## SUPPLIED DATA
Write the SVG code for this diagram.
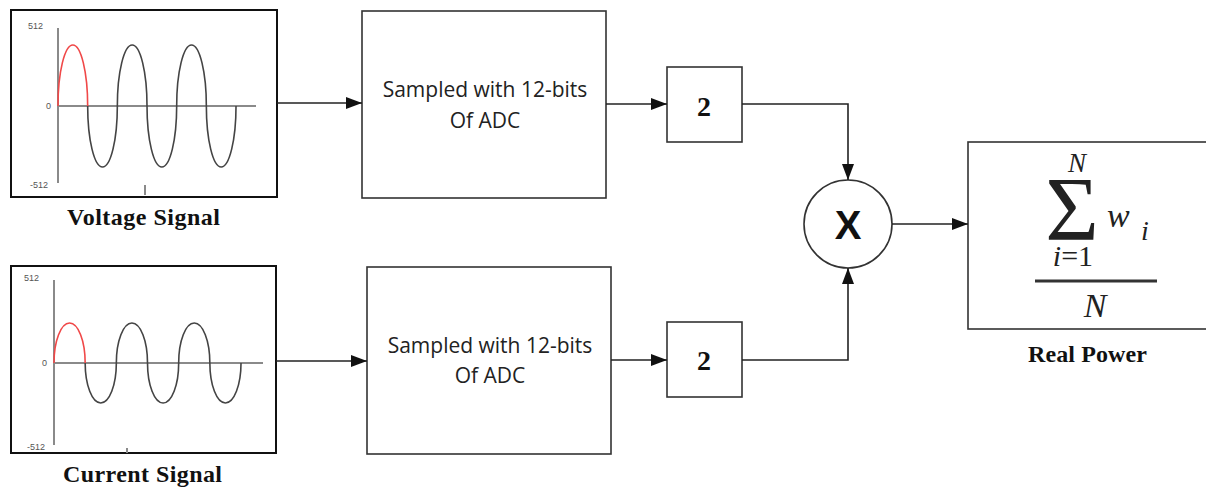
<svg xmlns="http://www.w3.org/2000/svg" width="1206" height="488" viewBox="0 0 1206 488">
<defs>
<marker id="arr" viewBox="0 0 16 12" refX="16" refY="6" markerWidth="16" markerHeight="12" markerUnits="userSpaceOnUse" orient="auto">
<path d="M0,0 L16,6 L0,12 Z" fill="#111"/>
</marker>
<style>
.box{fill:#fff;stroke:#333;stroke-width:1.6}
.sig{fill:#fff;stroke:#111;stroke-width:2}
.axis{stroke:#8a8a8a;stroke-width:2;fill:none}
.wave{stroke:#444;stroke-width:1.6;fill:none}
.red{stroke:#f04848;stroke-width:1.6;fill:none}
.tick{font-family:"Liberation Sans",Arial,sans-serif;font-size:9px;fill:#555}
.lbl{font-family:"Liberation Serif","Times New Roman",serif;font-weight:bold;font-size:24px;fill:#111}
.samp{font-family:"Open Sans","Liberation Sans",sans-serif;font-size:21px;fill:#222;text-anchor:middle}
.two{font-family:"Liberation Serif","Times New Roman",serif;font-weight:bold;font-size:28px;fill:#111;text-anchor:middle}
.math{font-family:"Liberation Serif","Times New Roman",serif;fill:#222}
.conn{stroke:#222;stroke-width:1.6;fill:none}
</style>
</defs>

<g id="voltage-signal">
<rect class="sig" x="11" y="10" width="266" height="187"/>
<line class="axis" x1="58" y1="28" x2="58" y2="183"/>
<line class="axis" x1="58" y1="106" x2="256" y2="106"/>
<line class="axis" x1="145" y1="185" x2="145" y2="195"/>
<text class="tick" x="28" y="29">512</text>
<text class="tick" x="46" y="109">0</text>
<text class="tick" x="30" y="188">-512</text>
<path class="red" d="M58,106 a14.83,61 0 0 1 29.67,0"/>
<path class="wave" d="M87.67,106 a14.83,61 0 0 0 29.67,0 a14.83,61 0 0 1 29.67,0 a14.83,61 0 0 0 29.67,0 a14.83,61 0 0 1 29.67,0 a14.83,61 0 0 0 29.67,0"/>
<text class="lbl" x="67" y="225" textLength="153" lengthAdjust="spacing">Voltage Signal</text>
</g>

<g id="current-signal">
<rect class="sig" x="11" y="266" width="265" height="187"/>
<line class="axis" x1="54" y1="280" x2="54" y2="445"/>
<line class="axis" x1="54" y1="363" x2="263" y2="363"/>
<line class="axis" x1="127" y1="448" x2="127" y2="453"/>
<text class="tick" x="24" y="281">512</text>
<text class="tick" x="42" y="366">0</text>
<text class="tick" x="27" y="450">-512</text>
<path class="red" d="M54,363 a15.58,40 0 0 1 31.17,0"/>
<path class="wave" d="M85.17,363 a15.58,40 0 0 0 31.17,0 a15.58,40 0 0 1 31.17,0 a15.58,40 0 0 0 31.17,0 a15.58,40 0 0 1 31.17,0 a15.58,40 0 0 0 31.17,0"/>
<text class="lbl" x="63" y="482" textLength="159" lengthAdjust="spacing">Current Signal</text>
</g>

<g id="sampler-voltage">
<rect class="box" x="362" y="11" width="244" height="187"/>
<text class="samp" x="485" y="97">Sampled with 12-bits</text>
<text class="samp" x="485" y="128">Of ADC</text>
</g>

<g id="sampler-current">
<rect class="box" x="367" y="267" width="244" height="187"/>
<text class="samp" x="490" y="353">Sampled with 12-bits</text>
<text class="samp" x="490" y="383">Of ADC</text>
</g>

<g id="square-voltage">
<rect class="box" x="667" y="67" width="75" height="75"/>
<text class="two" x="704" y="116">2</text>
</g>

<g id="square-current">
<rect class="box" x="667" y="322" width="75" height="75"/>
<text class="two" x="704" y="370">2</text>
</g>

<g id="multiplier">
<circle cx="848" cy="224" r="44" fill="#fff" stroke="#333" stroke-width="1.6"/>
<text x="848" y="239" text-anchor="middle" font-family="Liberation Sans, Arial, sans-serif" font-weight="bold" font-size="40" fill="#111">X</text>
</g>

<g id="real-power">
<rect class="box" x="968" y="142" width="240" height="187"/>
<text class="math" x="1077" y="172" font-size="27" font-style="italic" text-anchor="middle">N</text>
<text class="math" x="1072" y="240" font-size="92" text-anchor="middle">Σ</text>
<text class="math" x="1107" y="227" font-size="34" font-style="italic">w</text>
<text class="math" x="1141" y="240" font-size="28" font-style="italic">i</text>
<text class="math" x="1073" y="266" font-size="30" text-anchor="middle"><tspan font-style="italic">i</tspan>=1</text>
<line x1="1035" y1="281" x2="1157" y2="281" stroke="#333" stroke-width="3"/>
<text class="math" x="1095" y="317" font-size="34" font-style="italic" text-anchor="middle">N</text>
<text class="lbl" x="1028" y="362" textLength="119" lengthAdjust="spacing">Real Power</text>
</g>

<g id="connectors">
<line class="conn" x1="277" y1="103" x2="362" y2="103" marker-end="url(#arr)"/>
<line class="conn" x1="606" y1="104" x2="667" y2="104" marker-end="url(#arr)"/>
<polyline class="conn" points="742,104 848,104 848,180" marker-end="url(#arr)"/>
<line class="conn" x1="276" y1="361" x2="367" y2="361" marker-end="url(#arr)"/>
<line class="conn" x1="611" y1="360" x2="667" y2="360" marker-end="url(#arr)"/>
<polyline class="conn" points="742,360 848,360 848,268" marker-end="url(#arr)"/>
<line class="conn" x1="892" y1="224" x2="968" y2="224" marker-end="url(#arr)"/>
</g>
</svg>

## WRITTEN PROBLEM
Reproduce the material in full, word for word, and omit the pictures.

## FINISHED TASK
Write the SVG code for this diagram.
<svg xmlns="http://www.w3.org/2000/svg" width="1206" height="488" viewBox="0 0 1206 488">
<defs>
<marker id="arr" viewBox="0 0 16 12" refX="16" refY="6" markerWidth="16" markerHeight="12" markerUnits="userSpaceOnUse" orient="auto">
<path d="M0,0 L16,6 L0,12 Z" fill="#111"/>
</marker>
<style>
.box{fill:#fff;stroke:#333;stroke-width:1.6}
.sig{fill:#fff;stroke:#111;stroke-width:2}
.axis{stroke:#8a8a8a;stroke-width:2;fill:none}
.wave{stroke:#444;stroke-width:1.6;fill:none}
.red{stroke:#f04848;stroke-width:1.6;fill:none}
.tick{font-family:"Liberation Sans",Arial,sans-serif;font-size:9px;fill:#555}
.lbl{font-family:"Liberation Serif","Times New Roman",serif;font-weight:bold;font-size:24px;fill:#111}
.samp{font-family:"Open Sans","Liberation Sans",sans-serif;font-size:21px;fill:#222;text-anchor:middle}
.two{font-family:"Liberation Serif","Times New Roman",serif;font-weight:bold;font-size:28px;fill:#111;text-anchor:middle}
.math{font-family:"Liberation Serif","Times New Roman",serif;fill:#222}
.conn{stroke:#222;stroke-width:1.6;fill:none}
</style>
</defs>

<g id="voltage-signal">
<rect class="sig" x="11" y="10" width="266" height="187"/>
<line class="axis" x1="58" y1="28" x2="58" y2="183"/>
<line class="axis" x1="58" y1="106" x2="256" y2="106"/>
<line class="axis" x1="145" y1="185" x2="145" y2="195"/>
<text class="tick" x="28" y="29">512</text>
<text class="tick" x="46" y="109">0</text>
<text class="tick" x="30" y="188">-512</text>
<path class="red" d="M58,106 a14.83,61 0 0 1 29.67,0"/>
<path class="wave" d="M87.67,106 a14.83,61 0 0 0 29.67,0 a14.83,61 0 0 1 29.67,0 a14.83,61 0 0 0 29.67,0 a14.83,61 0 0 1 29.67,0 a14.83,61 0 0 0 29.67,0"/>
<text class="lbl" x="67" y="225" textLength="153" lengthAdjust="spacing">Voltage Signal</text>
</g>

<g id="current-signal">
<rect class="sig" x="11" y="266" width="265" height="187"/>
<line class="axis" x1="54" y1="280" x2="54" y2="445"/>
<line class="axis" x1="54" y1="363" x2="263" y2="363"/>
<line class="axis" x1="127" y1="448" x2="127" y2="453"/>
<text class="tick" x="24" y="281">512</text>
<text class="tick" x="42" y="366">0</text>
<text class="tick" x="27" y="450">-512</text>
<path class="red" d="M54,363 a15.58,40 0 0 1 31.17,0"/>
<path class="wave" d="M85.17,363 a15.58,40 0 0 0 31.17,0 a15.58,40 0 0 1 31.17,0 a15.58,40 0 0 0 31.17,0 a15.58,40 0 0 1 31.17,0 a15.58,40 0 0 0 31.17,0"/>
<text class="lbl" x="63" y="482" textLength="159" lengthAdjust="spacing">Current Signal</text>
</g>

<g id="sampler-voltage">
<rect class="box" x="362" y="11" width="244" height="187"/>
<text class="samp" x="485" y="97">Sampled with 12-bits</text>
<text class="samp" x="485" y="128">Of ADC</text>
</g>

<g id="sampler-current">
<rect class="box" x="367" y="267" width="244" height="187"/>
<text class="samp" x="490" y="353">Sampled with 12-bits</text>
<text class="samp" x="490" y="383">Of ADC</text>
</g>

<g id="square-voltage">
<rect class="box" x="667" y="67" width="75" height="75"/>
<text class="two" x="704" y="116">2</text>
</g>

<g id="square-current">
<rect class="box" x="667" y="322" width="75" height="75"/>
<text class="two" x="704" y="370">2</text>
</g>

<g id="multiplier">
<circle cx="848" cy="224" r="44" fill="#fff" stroke="#333" stroke-width="1.6"/>
<text x="848" y="239" text-anchor="middle" font-family="Liberation Sans, Arial, sans-serif" font-weight="bold" font-size="40" fill="#111">X</text>
</g>

<g id="real-power">
<rect class="box" x="968" y="142" width="240" height="187"/>
<text class="math" x="1077" y="172" font-size="27" font-style="italic" text-anchor="middle">N</text>
<text class="math" x="1072" y="240" font-size="92" text-anchor="middle">Σ</text>
<text class="math" x="1107" y="227" font-size="34" font-style="italic">w</text>
<text class="math" x="1141" y="240" font-size="28" font-style="italic">i</text>
<text class="math" x="1073" y="266" font-size="30" text-anchor="middle"><tspan font-style="italic">i</tspan>=1</text>
<line x1="1035" y1="281" x2="1157" y2="281" stroke="#333" stroke-width="3"/>
<text class="math" x="1095" y="317" font-size="34" font-style="italic" text-anchor="middle">N</text>
<text class="lbl" x="1028" y="362" textLength="119" lengthAdjust="spacing">Real Power</text>
</g>

<g id="connectors">
<line class="conn" x1="277" y1="103" x2="362" y2="103" marker-end="url(#arr)"/>
<line class="conn" x1="606" y1="104" x2="667" y2="104" marker-end="url(#arr)"/>
<polyline class="conn" points="742,104 848,104 848,180" marker-end="url(#arr)"/>
<line class="conn" x1="276" y1="361" x2="367" y2="361" marker-end="url(#arr)"/>
<line class="conn" x1="611" y1="360" x2="667" y2="360" marker-end="url(#arr)"/>
<polyline class="conn" points="742,360 848,360 848,268" marker-end="url(#arr)"/>
<line class="conn" x1="892" y1="224" x2="968" y2="224" marker-end="url(#arr)"/>
</g>
</svg>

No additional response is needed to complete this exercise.